Perhaps this sounds bleak, especially when you realize that I hold the title of Co-Leader of a small, non-denominational river church just outside of Chicago. Comparison told me that pastoral staffs seamlessly string together multiple water-only fasts while digesting copious amounts of scripture… on the daily. Four years into this job, and I was still unable (unwilling) to make the commitment to some type of sacrifice.
Mornings are my thing and 4:30 am alarms are ordinary. Subsequently, the near random decision to walk 450 ft. to our church at 5:30a would cost me very little. Piously, I announced to the staff that I would be hosting a morning prayer hour on weekdays for the month of May. That whispered voice of comparison continued to tell me that leaders are forerunners, flag bearers, and risk takers. In a subtle nod to my nature, I embarked on the riskless adventure of establishing a rhythmic nature to prayer.

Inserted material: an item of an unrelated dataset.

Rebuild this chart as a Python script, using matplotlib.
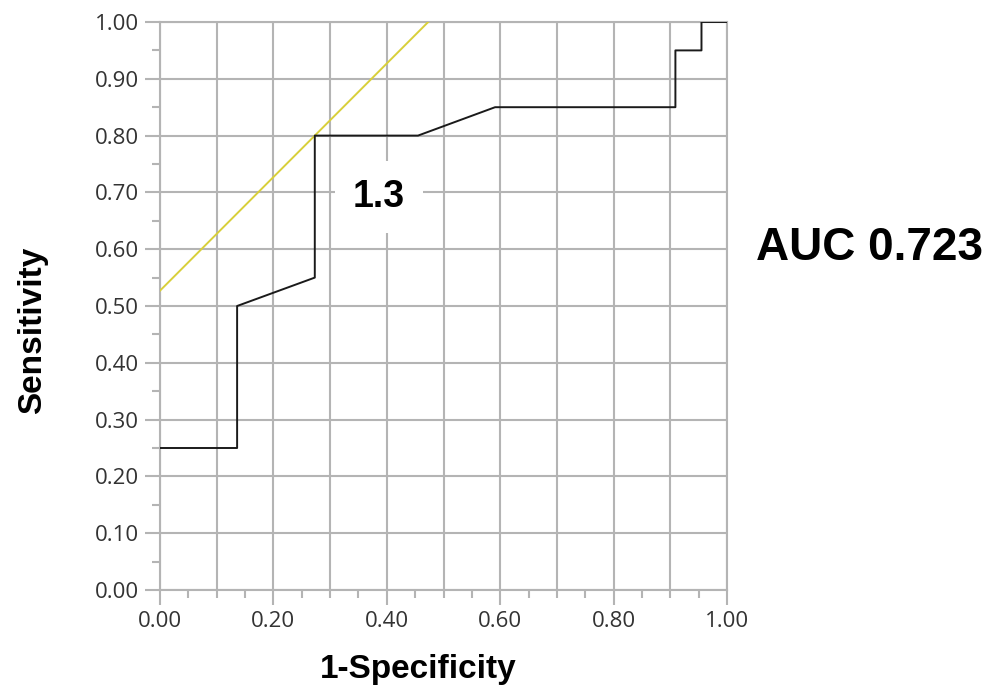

Initially, the mornings struggled to find their cadence. Having no predictable patterns by which I prayed, an hour that I directed meandered amongst many diverse approaches. Some in attendance came armed with prayer lists that were read as if on a page of incantations. Others brought their instruments even though my laptop always provided the soundtrack for the morning. Admittedly, I hadn’t thought out this new morning routine; it evolved because I needed a challenge in life, and my pastoral guilt felt prayer necessary on some internal level. It was a casual risk I was willing to grab even if it lacked all elements of danger. I didn’t serve coffee, the lights were left off, there was no attendance sheet, nor had a liturgy emerged. I was determined to spend my mornings in an effort to see what agenda-less prayer might create.
There is no formation without repetition. Early within this lifecycle, that phrase fastened to my spirit and rested in my core. Over the days and weeks, a trail began to clear before me and with it the realization that there had to be a level of repetition in order to create some type of lasting legacy. Within my quest for repetition, formation had taken root. My discipline in May had morphed into desire as summer transitioned to fall. This simple act, rote in nature, of sacrificing sixty minutes to the presence of the Divine had left acutely focused attention where there had previously been disappointment.
Upon this level, I realized the cost of my adventure. My repetition created formation which led to attention that washed over to pure adoration of the One. My spirit, now forever changed, had wagered my habits against the power of heaven. These same habits now laid on the floor around me in critical danger of never being used again.
I am sitting eight months into my riskless journey, and I have found myself engulfed by the practice of a daily rhythm that emanates from prayer. My journey is uniquely mine, but the destination is familiar to many. Find your cadence by risking your habits that hold back the formation of your Divine adoration.